The Port “Logjam” vs. Maritime Velocity
In 2013–14, ships spent nearly four days idle at Indian ports. Every stalled vessel was capital frozen, trade delayed, and competitiveness eroded. By 2025, average turnaround time fell to less than one day.
This year, parliament replaced maritime laws dating back to 1908 and 1925 with five modern statutes covering bills of lading, coastal shipping, carriage of goods by sea, merchant shipping, and ports governance.
By replacing colonial-era laws from 1908 and 1925, these reforms have modernized maritime governance, reduced disputes, and lowered logistics costs, positioning India to fully leverage its blue economy with 21st-century standards.
The Quietest but Strongest Proof: Active Companies in India Nearly Double in 2025
In March 2014, India had 9.52 lakh active companies.
By March 2025, that number rose to 18.51 lakh.
This near-doubling did not come from a single incentive or scheme. It came from predictability. From fewer choke points. From rules that stopped punishing success. When businesses multiply quietly, it usually means the system has stopped getting in the way.
Slaying the “Inspector Raj” with Jan Vishwas:
Jan Vishwas mattered, but not as a slogan.
Through Jan Vishwas 1.0 and 2.0, over 200 minor technical offences were decriminalised and hundreds of obsolete provisions removed. The deeper impact was cultural: a paperwork lapse was no longer treated as a criminal act.
More importantly, deregulation did not remain confined to Delhi.

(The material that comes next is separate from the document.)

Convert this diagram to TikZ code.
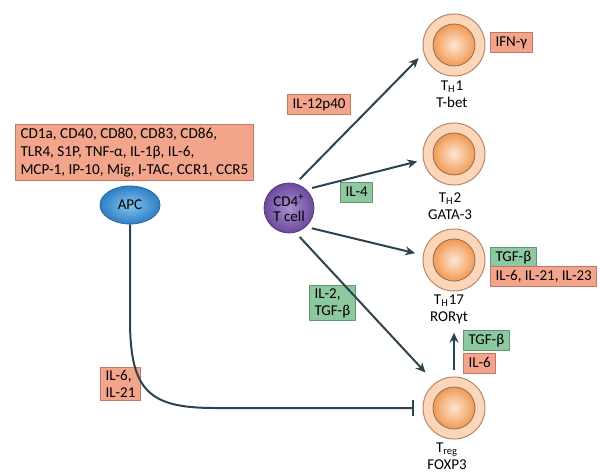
\documentclass[tikz,border=0pt]{standalone}
\usepackage{fontspec}
\setmainfont{Carlito}
\usetikzlibrary{arrows.meta,shapes.geometric}
\definecolor{lnk}{HTML}{2E4350}
\definecolor{salfill}{HTML}{F3A58B}
\definecolor{saldraw}{HTML}{C27764}
\definecolor{grnfill}{HTML}{8DC8A0}
\definecolor{grndraw}{HTML}{5E9874}
\definecolor{ringfill}{HTML}{FBD6B8}
\definecolor{ringdraw}{HTML}{B8876B}
\definecolor{corein}{HTML}{FDE6D2}
\definecolor{coreout}{HTML}{F09A55}
\definecolor{apcin}{HTML}{82C4F0}
\definecolor{apcout}{HTML}{2F7FC4}
\definecolor{cdin}{HTML}{A890CE}
\definecolor{cdout}{HTML}{6C4A9C}
\tikzset{
  redbox/.style={draw=saldraw,fill=salfill,line width=.5pt,anchor=north west,align=left,inner xsep=2.5pt,inner ysep=1.4pt},
  grnbox/.style={redbox,draw=grndraw,fill=grnfill},
  oneline/.style={text height=5.5pt,text depth=1.7pt},
  cell/.style={circle,draw=ringdraw,fill=ringfill,minimum size=31pt,inner sep=0pt,line width=.5pt},
  arr/.style={->,draw=lnk,line width=1pt,shorten <=3pt},
}
\begin{document}
\begin{tikzpicture}[x=.5pt,y=-.5pt,>={Stealth[length=5pt,width=4.5pt]},line join=round,font=\fontsize{7.5}{8.6}\selectfont]
\useasboundingbox (0,0) rectangle (600,476);
\foreach \n/\y in {th1/45,th2/154,th17/260,treg/408}
{\node[cell] (\n) at (454,\y) {};
\shadedraw[inner color=corein,outer color=coreout,draw=ringdraw!80!black,line width=.4pt] (\n) circle (10.5pt);}
\node[align=center] (th1lab) at (452,94) {T\textsubscript{H}1\\T-bet};
\node[align=center] (th2lab) at (450,206) {T\textsubscript{H}2\\GATA-3};
\node[align=center] (th17lab) at (449,309) {T\textsubscript{H}17\\RORγt};
\node[align=center] (treglab) at (447,456) {T\textsubscript{reg}\\FOXP3};
\node[ellipse,minimum width=30pt,minimum height=19pt,inner sep=0pt,draw=apcout!80!black,inner color=apcin,outer color=apcout,line width=.4pt] (apc) at (130,205) {APC};
\node[circle,minimum size=25pt,inner sep=0pt,draw=cdout!80!black,inner color=cdin,outer color=cdout,line width=.4pt,align=center,font=\fontsize{7.5}{7.8}\selectfont] (cd4) at (289,208) {CD4\textsuperscript{+}\\T cell};
\node[redbox,minimum width=111pt,minimum height=28pt,font=\fontsize{7.6}{9}\selectfont] (markers) at (15,124) {CD1a, CD40, CD80, CD83, CD86,\\TLR4, S1P, TNF-α, IL-1β, IL-6,\\MCP-1, IP-10, Mig, I-TAC, CCR1, CCR5};
\node[redbox,oneline] (ifn) at (490,32) {IFN-γ};
\node[redbox,oneline] (il12) at (287,94) {IL-12p40};
\node[grnbox,oneline] (il4) at (340,182) {IL-4};
\node[grnbox] (il2) at (309,285) {IL-2,\\TGF-β};
\node[grnbox,oneline] (tgfa) at (490,247) {TGF-β};
\node[redbox,oneline] (il6a) at (490,266) {IL-6, IL-21, IL-23};
\node[grnbox,oneline] (tgfb) at (463,330) {TGF-β};
\node[redbox,oneline] (il6b) at (463,353) {IL-6};
\node[redbox] (il6c) at (100,367) {IL-6,\\IL-21};
\draw[arr,shorten >=3.5pt] (cd4.75) -- (th1.195);
\draw[arr,shorten >=3pt] (cd4.47) -- (th2.191);
\draw[arr,shorten >=4pt] (cd4.-48) -- (th17.171);
\draw[arr,shorten >=7pt] (cd4.-75) -- (treg.127);
\draw[arr,shorten <=3.5pt,shorten >=1pt] (treg.north) -- (treg.north |- th17lab.south);
\draw[draw=lnk,line width=1pt,-{Bar[width=8pt]},shorten >=4.5pt] (apc.south) -- (130,320) .. controls (130,392) and (150,408) .. (215,408) -- (treg.west);
\end{tikzpicture}
\end{document}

Seven NDA-governed states have already decriminalised over 1,000 provisions, ensuring that reform reaches the point where businesses actually operate, factory floors, warehouses, ports, and district offices.
This is where 2025 truly stands apart.
The Centre did not deregulate alone. It pulled the entire system with it. 2025 will be remembered not for a single reform, but for a shift in governance philosophy.
Ease of Doing Business is no longer an index India chases. It is now a habit the system practises.